7) Kel Mitchell and Witney Carson (tango, judge scores: 6, 5, 5 for a total of 16 out of 30 points)

Age: 41

Best known as: The Nickelodeon child star from “All That,” “Kenan & Kel” and “Good Burger.”

Story line: Can the public finally separate him from Kenan Thompson, his most famous co-star?

Performance: The judges were fairly optimistic about Mitchell’s potential — they all said some variation of “You made some mistakes and weren’t great, but it’s only Week 1 and we loved your attitude!” Tonioli seemed especially pleased, and said Mitchell had serious determination.

8) Ally Brooke and Sasha Farber (cha-cha, judge scores: 5, 5, 6 for a total of 16 out of 30 points)

Age: 26

Best known as: One of the members of pop group Fifth Harmony, which was assembled on “The X Factor.”

Story line: Like the rest of her former band members, she’s officially a solo artist — will she set herself apart with the art of dance?

Performance: “There’s a lot of hip thrusting and gyrating,” Goodman said scornfully, and added, “There’s a lot of sort of Beyoncé stuff in there, which I’m not a fan of.” (He admitted that Brooke was still a very “competent” dancer.) Frankly, we didn’t even hear what Tonioli and Inaba said next, because we were wondering how quickly the Beyhive will come for Goodman.

9) Ray Lewis and Cheryl Burke (salsa, judge scores: 5, 5, 5 for a total of 15 out of 30 points)

Age: 44

Best known as: Two-time Super Bowl champion for the Baltimore Ravens.

Story line: He is clearly eager to relive his NFL glory days and famed “squirrel” dance.

Performance: For offering some mediocre scores, the judges gave a lot of compliments. “You know how to bring your A game,” Inaba gushed, while Tonioli was also thrilled with how he moved.

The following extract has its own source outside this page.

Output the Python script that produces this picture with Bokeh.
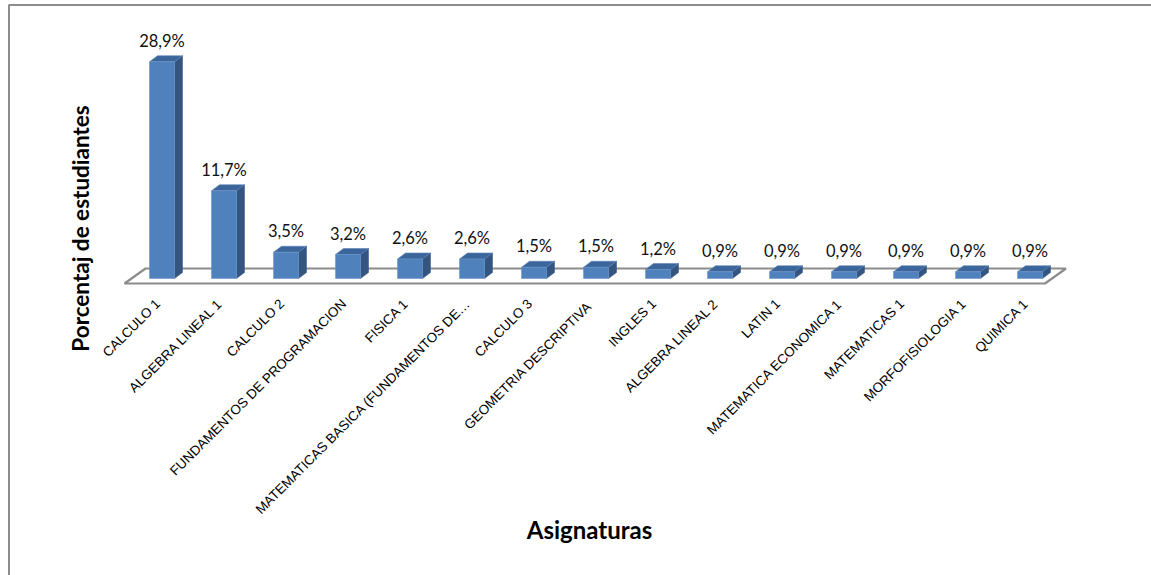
import math

from bokeh.core.properties import value
from bokeh.embed import file_html
from bokeh.models import ColumnDataSource, Range1d
from bokeh.plotting import figure
from bokeh.resources import INLINE

# ---- data ---------------------------------------------------------------
categories = [
    "CALCULO 1",
    "ALGEBRA LINEAL 1",
    "CALCULO 2",
    "FUNDAMENTOS DE PROGRAMACION",
    "FISICA 1",
    "MATEMATICAS BASICA (FUNDAMENTOS DE\u2026",
    "CALCULO 3",
    "GEOMETRIA  DESCRIPTIVA",
    "INGLES 1",
    "ALGEBRA LINEAL 2",
    "LATIN 1",
    "MATEMATICA ECONOMICA 1",
    "MATEMATICAS 1",
    "MORFOFISIOLOGIA 1",
    "QUIMICA 1",
]
percentages = [28.9, 11.7, 3.5, 3.2, 2.6, 2.6, 1.5, 1.5, 1.2, 0.9, 0.9, 0.9, 0.9, 0.9, 0.9]

y_title = "Porcentaj de estudiantes"
x_title = "Asignaturas"

# ---- layout -------------------------------------------------------------
W, H = 1151, 575
PX_PER_CAT = 62.0      # horizontal pixels per category slot
PX_PER_PCT = 7.5       # vertical pixels per percentage point
X0_PX = 161.5          # pixel x of first category centre
Y0_PX = 278.0          # pixel y of the zero line


def dx(px):
    """pixel offset -> category units"""
    return px / PX_PER_CAT


def dy(px):
    """pixel offset -> percentage units (upwards)"""
    return px / PX_PER_PCT


def at_x(px):
    return (px - X0_PX) / PX_PER_CAT


def at_y(py):
    return (Y0_PX - py) / PX_PER_PCT


p = figure(
    width=W, height=H,
    x_range=Range1d(at_x(0), at_x(W)),
    y_range=Range1d(at_y(H), at_y(0)),
    x_axis_location=None, y_axis_location=None,
    toolbar_location=None, output_backend="svg",
    min_border=0,
)
p.grid.visible = False
p.outline_line_color = None
p.background_fill_color = "white"
p.border_fill_color = "white"

# chart-area border (top and left edges)
p.line([at_x(8.5), at_x(8.5), at_x(W + 5)], [at_y(H + 5), at_y(4.5), at_y(4.5)],
       line_color="#8c8c8c", line_width=2)

n = len(categories)
xs = list(range(n))

# ---- 3-D floor ------------------------------------------------------------
HALF = dx(12.5)                 # half width of the bar front face
BAR_DX, BAR_DY = dx(8), dy(6)   # bar depth offsets
FLOOR_DX, FLOOR_DY = dx(21), dy(15)
floor_front = -dy(5)
floor_left = -0.5 - dx(6.5)
floor_right = (n - 1) + 0.5 - dx(16)
p.patch(
    [floor_left, floor_right, floor_right + FLOOR_DX, floor_left + FLOOR_DX],
    [floor_front, floor_front, floor_front + FLOOR_DY, floor_front + FLOOR_DY],
    fill_color="white", line_color="#8c8c8c", line_width=2.2,
)

# ---- bars -----------------------------------------------------------------
side_x, side_y, top_x, top_y = [], [], [], []
for x, v in zip(xs, percentages):
    r = x + HALF
    l = x - HALF
    side_x.append([r, r + BAR_DX, r + BAR_DX, r])
    side_y.append([0, BAR_DY, v + BAR_DY, v])
    top_x.append([l, r, r + BAR_DX, l + BAR_DX])
    top_y.append([v, v, v + BAR_DY, v + BAR_DY])

p.patches(side_x, side_y, fill_color="#34557f", line_color="#3d5f8e", line_width=0.6)
p.patches(top_x, top_y, fill_color="#3c659b", line_color="#5b84b8", line_width=0.6)

src = ColumnDataSource(dict(
    x=xs,
    top=percentages,
    label=[f"{v:.1f}%".replace(".", ",") for v in percentages],
    label_y=[v + BAR_DY + dy(15) for v in percentages],
    cat=categories,
    cat_x=[x - dx(4) for x in xs],
))
p.vbar(x="x", top="top", bottom=0, width=2 * HALF, source=src,
       fill_color="#4f81bd", line_color="#6b95c8", line_width=0.6)

# value labels
p.text(x="x", y="label_y", text="label", source=src,
       text_font=value("Lato"), text_font_size="16.5px", text_color="#111111",
       text_align="center", text_baseline="alphabetic")

# category labels, rotated 45 degrees and right-aligned under each bar
p.text(x="cat_x", y=-dy(23), text="cat", source=src, angle=math.pi / 4,
       text_font=value("Liberation Sans"), text_font_size="13.5px",
       text_color="#000000", text_align="right", text_baseline="middle")

# axis titles
p.text(x=[at_x(79.5)], y=[at_y(228)], text=[y_title], angle=math.pi / 2,
       text_font=value("Lato"), text_font_style="bold", text_font_size="22.5px",
       text_color="#000000", text_align="center", text_baseline="middle")
p.text(x=[at_x(589)], y=[at_y(529)], text=[x_title],
       text_font=value("Lato"), text_font_style="bold", text_font_size="24px",
       text_color="#000000", text_align="center", text_baseline="middle")

open("out.html", "w").write(file_html(p, INLINE))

Goodman added that he showed great potential.

10) Kate Flannery and Pasha Pashkov (cha-cha, judge scores: 5, 5, 5 for a total of 15 out of 30 points)

Age: 55

Best known as: Meredith the alcoholic Dunder Mifflin employee on NBC’s “The Office.”

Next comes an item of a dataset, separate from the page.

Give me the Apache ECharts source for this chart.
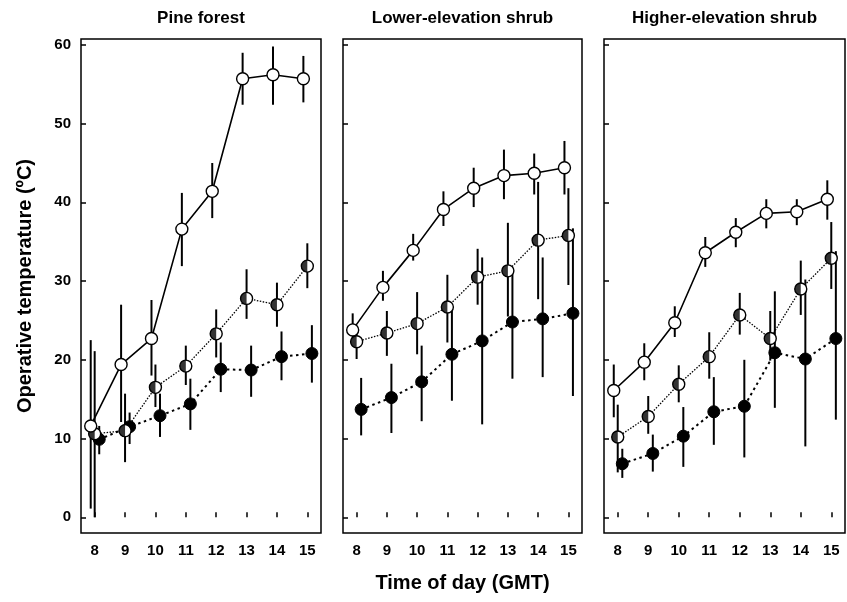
<!DOCTYPE html>
<html>
<head>
<meta charset="utf-8">
<script src="https://cdn.jsdelivr.net/npm/echarts@6/dist/echarts.min.js"></script>
<style>
  html, body { margin: 0; padding: 0; background: #fff; }
  #chart { width: 847px; height: 602px; }
</style>
</head>
<body>
<div id="chart"></div>
<script>
  // hours of the day (GMT) and y ticks
  const hours = [8, 9, 10, 11, 12, 13, 14, 15]
  const yTicks = [0, 10, 20, 30, 40, 50, 60]
  const panelTitles = ['Pine forest', 'Lower-elevation shrub', 'Higher-elevation shrub']

  // Pine forest
  const pine_open = [11.6, 19.4, 22.7, 36.6, 41.4, 55.7, 56.2, 55.7]
  const pine_open_lo = [1.1, 12.1, 18.0, 31.9, 38.0, 52.4, 52.4, 52.7]
  const pine_open_hi = [22.5, 27.0, 27.6, 41.2, 45.0, 59.0, 59.8, 58.6]
  const pine_half = [10.6, 11.0, 16.5, 19.2, 23.3, 27.8, 27.0, 31.9]
  const pine_half_lo = [0.0, 7.0, 14.0, 16.8, 20.3, 25.2, 24.2, 29.1]
  const pine_half_hi = [21.1, 15.7, 19.4, 21.8, 26.4, 31.5, 29.8, 34.8]
  const pine_full = [9.9, 11.5, 12.9, 14.4, 18.8, 18.7, 20.4, 20.8]
  const pine_full_lo = [8.0, 9.3, 10.2, 11.1, 15.9, 15.3, 17.4, 17.1]
  const pine_full_hi = [11.6, 13.3, 15.7, 17.6, 22.2, 21.8, 23.6, 24.4]

  // Lower-elevation shrub
  const low_open = [23.8, 29.2, 33.9, 39.1, 41.8, 43.4, 43.7, 44.4]
  const low_open_lo = [21.8, 27.5, 32.6, 37.0, 39.4, 40.4, 41.0, 41.0]
  const low_open_hi = [25.9, 31.3, 36.0, 41.4, 44.4, 46.7, 46.2, 47.8]
  const low_half = [22.3, 23.4, 24.6, 26.7, 30.5, 31.3, 35.2, 35.8]
  const low_half_lo = [20.1, 20.5, 20.7, 22.2, 27.0, 25.5, 27.7, 29.5]
  const low_half_hi = [24.3, 26.2, 28.6, 30.8, 34.1, 37.4, 42.6, 41.8]
  const low_full = [13.7, 15.2, 17.2, 20.7, 22.4, 24.8, 25.2, 25.9]
  const low_full_lo = [10.4, 10.7, 12.2, 14.8, 11.8, 17.6, 17.8, 15.4]
  const low_full_hi = [17.7, 19.5, 21.8, 26.5, 33.0, 31.4, 33.0, 36.7]

  // Higher-elevation shrub
  const high_open = [16.1, 19.7, 24.7, 33.6, 36.2, 38.6, 38.8, 40.4]
  const high_open_lo = [12.7, 17.4, 22.9, 31.8, 34.3, 36.7, 37.1, 37.8]
  const high_open_hi = [19.4, 22.1, 26.8, 35.6, 38.0, 40.4, 40.4, 42.8]
  const high_half = [10.2, 12.8, 16.9, 20.4, 25.7, 22.7, 29.0, 32.9]
  const high_half_lo = [5.7, 10.6, 14.6, 17.6, 23.2, 19.9, 25.7, 29.0]
  const high_half_hi = [14.3, 15.4, 19.3, 23.5, 28.5, 26.2, 32.6, 37.5]
  const high_full = [6.8, 8.1, 10.3, 13.4, 14.1, 20.9, 20.1, 22.7]
  const high_full_lo = [5.0, 5.8, 6.4, 9.2, 7.6, 13.9, 9.0, 12.4]
  const high_full_hi = [8.7, 10.5, 14.0, 17.8, 20.0, 28.7, 30.2, 33.8]

  const font = 'Liberation Sans, Arial, Helvetica, sans-serif'
  // small horizontal dodge so the three series don't sit on top of each other
  const dodge = { open: -0.13, half: 0.0, full: 0.15 }
  const grids = [
    { left: 81, top: 39, width: 240, height: 494 },
    { left: 343, top: 39, width: 239, height: 494 },
    { left: 604, top: 39, width: 241, height: 494 }
  ]
  const panels = [
    {
      open: [pine_open, pine_open_lo, pine_open_hi],
      half: [pine_half, pine_half_lo, pine_half_hi],
      full: [pine_full, pine_full_lo, pine_full_hi]
    },
    {
      open: [low_open, low_open_lo, low_open_hi],
      half: [low_half, low_half_lo, low_half_hi],
      full: [low_full, low_full_lo, low_full_hi]
    },
    {
      open: [high_open, high_open_lo, high_open_hi],
      half: [high_half, high_half_lo, high_half_hi],
      full: [high_full, high_full_lo, high_full_hi]
    }
  ]

  function points(vals, off) {
    return hours.map((h, i) => [h + off, vals[i]])
  }
  function errRows(lo, hi, off) {
    return hours.map((h, i) => [h + off, lo[i], hi[i]])
  }

  function errorBars(idx, rows) {
    return {
      type: 'custom',
      xAxisIndex: idx, yAxisIndex: idx,
      z: 1,
      silent: true,
      encode: { x: 0, y: [1, 2] },
      data: rows,
      renderItem(params, api) {
        let p1 = api.coord([api.value(0), api.value(1)])
        let p2 = api.coord([api.value(0), api.value(2)])
        return {
          type: 'line',
          shape: { x1: p1[0], y1: p1[1], x2: p2[0], y2: p2[1] },
          style: { stroke: '#000', lineWidth: 2 }
        }
      }
    }
  }

  let xAxes = [], yAxes = [], series = []
  panels.forEach((p, i) => {
    xAxes.push({
      gridIndex: i, type: 'value', min: 7.55, max: 15.45,
      axisLine: { show: false },
      axisTick: { show: true, inside: true, length: 5, customValues: hours, lineStyle: { color: '#000', width: 1.5 } },
      axisLabel: { customValues: hours, color: '#000', fontWeight: 'bold', fontSize: 15, fontFamily: font, margin: 10 },
      splitLine: { show: false },
      name: i === 1 ? 'Time of day (GMT)' : '',
      nameLocation: 'middle',
      nameGap: 40,
      nameTextStyle: { color: '#000', fontWeight: 'bold', fontSize: 20, fontFamily: font }
    })
    yAxes.push({
      gridIndex: i, type: 'value', min: -2, max: 60.75,
      axisLine: { show: false },
      axisTick: { show: true, inside: true, length: 5, customValues: yTicks, lineStyle: { color: '#000', width: 1.5 } },
      axisLabel: { show: i === 0, customValues: yTicks, color: '#000', fontWeight: 'bold', fontSize: 15, fontFamily: font, margin: 10 },
      splitLine: { show: false },
      name: i === 0 ? 'Operative temperature (ºC)' : '',
      nameLocation: 'middle',
      nameGap: 46,
      nameTextStyle: { color: '#000', fontWeight: 'bold', fontSize: 20, fontFamily: font }
    })

    // error bars first so the markers sit on top
    series.push(errorBars(i, errRows(p.open[1], p.open[2], dodge.open)))
    series.push(errorBars(i, errRows(p.half[1], p.half[2], dodge.half)))
    series.push(errorBars(i, errRows(p.full[1], p.full[2], dodge.full)))

    series.push({
      type: 'line', xAxisIndex: i, yAxisIndex: i, z: 3,
      data: points(p.full[0], dodge.full),
      symbol: 'circle', symbolSize: 12,
      itemStyle: { color: '#000', borderColor: '#000', borderWidth: 1 },
      lineStyle: { color: '#000', width: 2, type: [2.5, 3.5] },
      animation: false
    })
    series.push({
      type: 'line', xAxisIndex: i, yAxisIndex: i, z: 4,
      data: points(p.half[0], dodge.half),
      symbol: 'circle', symbolSize: 12,
      itemStyle: { color: '#fff', borderColor: '#000', borderWidth: 1.4 },
      lineStyle: { color: '#000', width: 1.3, type: [1.5, 1.5] },
      animation: false
    })
    // left half of the half-filled markers
    series.push({
      type: 'scatter', xAxisIndex: i, yAxisIndex: i, z: 5,
      data: points(p.half[0], dodge.half),
      symbol: 'path://M10,0 A10,10 0 0 0 10,20 Z',
      symbolSize: [6, 12], symbolOffset: [-3, 0],
      itemStyle: { color: '#000' },
      silent: true,
      animation: false
    })
    series.push({
      type: 'line', xAxisIndex: i, yAxisIndex: i, z: 6,
      data: points(p.open[0], dodge.open),
      symbol: 'circle', symbolSize: 12,
      itemStyle: { color: '#fff', borderColor: '#000', borderWidth: 1.4 },
      lineStyle: { color: '#000', width: 1.6, type: 'solid' },
      animation: false
    })
  })

  let mychart = echarts.init(document.getElementById('chart'))
  mychart.setOption({
    animation: false,
    backgroundColor: '#fff',
    grid: grids.map(g => Object.assign({ show: true, borderColor: '#000', borderWidth: 1.5, backgroundColor: 'transparent' }, g)),
    xAxis: xAxes,
    yAxis: yAxes,
    graphic: panelTitles.map((t, i) => ({
      type: 'text',
      x: grids[i].left + grids[i].width / 2,
      y: 18,
      style: { text: t, fill: '#000', font: 'bold 17px ' + font, align: 'center', verticalAlign: 'middle' }
    })),
    series: series
  })
</script>
</body>
</html>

Story line: She has barely danced, ever. Will her lack of experience catch up to her?

Performance: Mediocre! Inaba declared it a “great first dance” as Goodman stayed critical, advising Flannery to straighten her legs during the dances. Tonioli raved, “You can run my office anytime,” although he had some critiques about Flannery’s movement.

11) Lamar Odom and Peta Murgatroyd (fox trot, judge scores: 5, 3, 3 a total of 11 out of 30 points)

Age: 38

Best known as: Los Angeles Lakers star and ex-husband of Khloé Kardashian.

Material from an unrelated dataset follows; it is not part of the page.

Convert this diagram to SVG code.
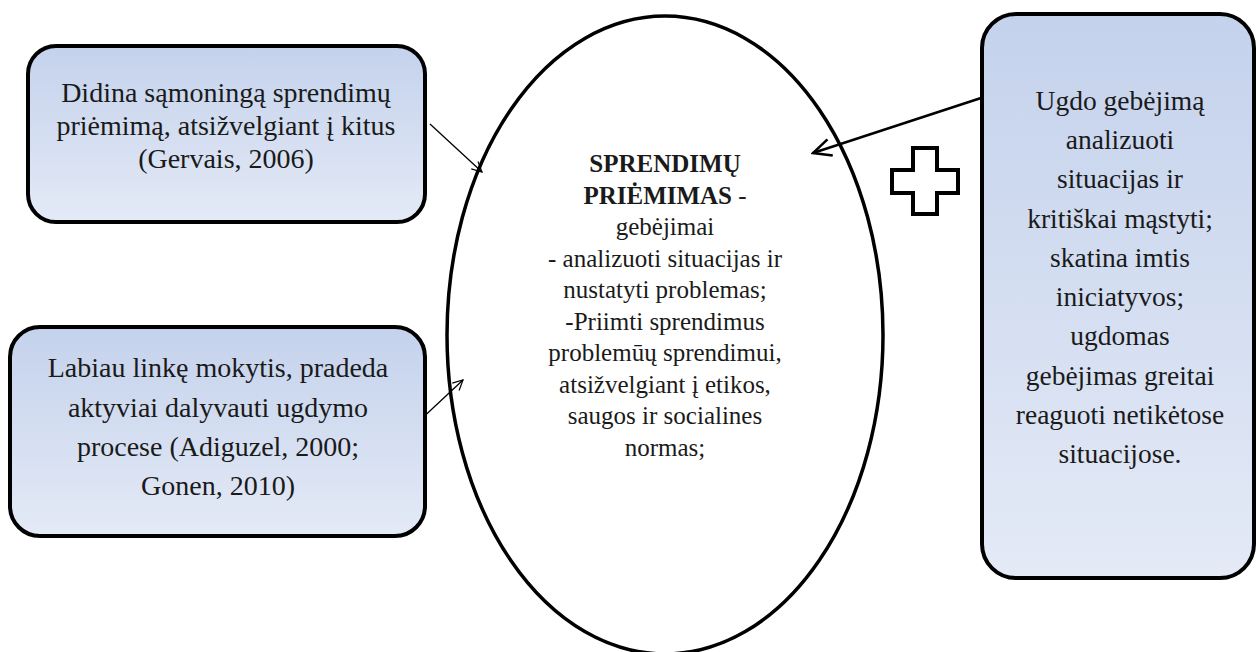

Story line: Odom said in his intro that he wants people to know “the real me” — probably referring to the fact that he’s also known for his well-documented addiction issues after he nearly died of an overdose in a Las Vegas brothel in 2015.

Performance: It was rough! The height difference between is Odom (6-foot-10) and Murgatroyd (5-foot-7) was significant, and Goodman thought “it lacked finesse.” Tonioli sympathized that the fox trot is the hardest dance to learn and pointed out lots of mistakes. Inaba, feeling pressure to offer something positive, said she loved that Odom wasn’t afraid to stand up straight and show off his full height.

12) Sean Spicer and Lindsay Arnold (salsa, judge scores: 4, 4, 4 for a total of 12 out of 30 points)

Age: 47

Best known as: President Trump’s first press secretary and inspiration for Melissa McCarthy’s Emmy-winning impression on “Saturday Night Live.”

Story line: His casting caused furor with fans and high-profile figures at ABC, given his history at the White House: Berating the media and falsely announcing Trump’s inauguration crowd was the largest ever, calling concentration camps “Holocaust centers,” etc. In his intro, Spicer said people have a “one-dimensional” idea of him and he joined the show because “It’s been two years since leaving the White House, and I thought it was finally time to enjoy myself.”

Performance: Arnold bluntly stated that Spicer’s dancing ability is at a “pre-preschool level” and it showed. You know it’s bad when Goodman barely says anything except, “I admire your courage coming on this show.” Tonioli and Inaba went with “strangely entertaining.” “There were some elements of salsa there,” Tonioli said doubtfully. “Not always on time or on rhythm.”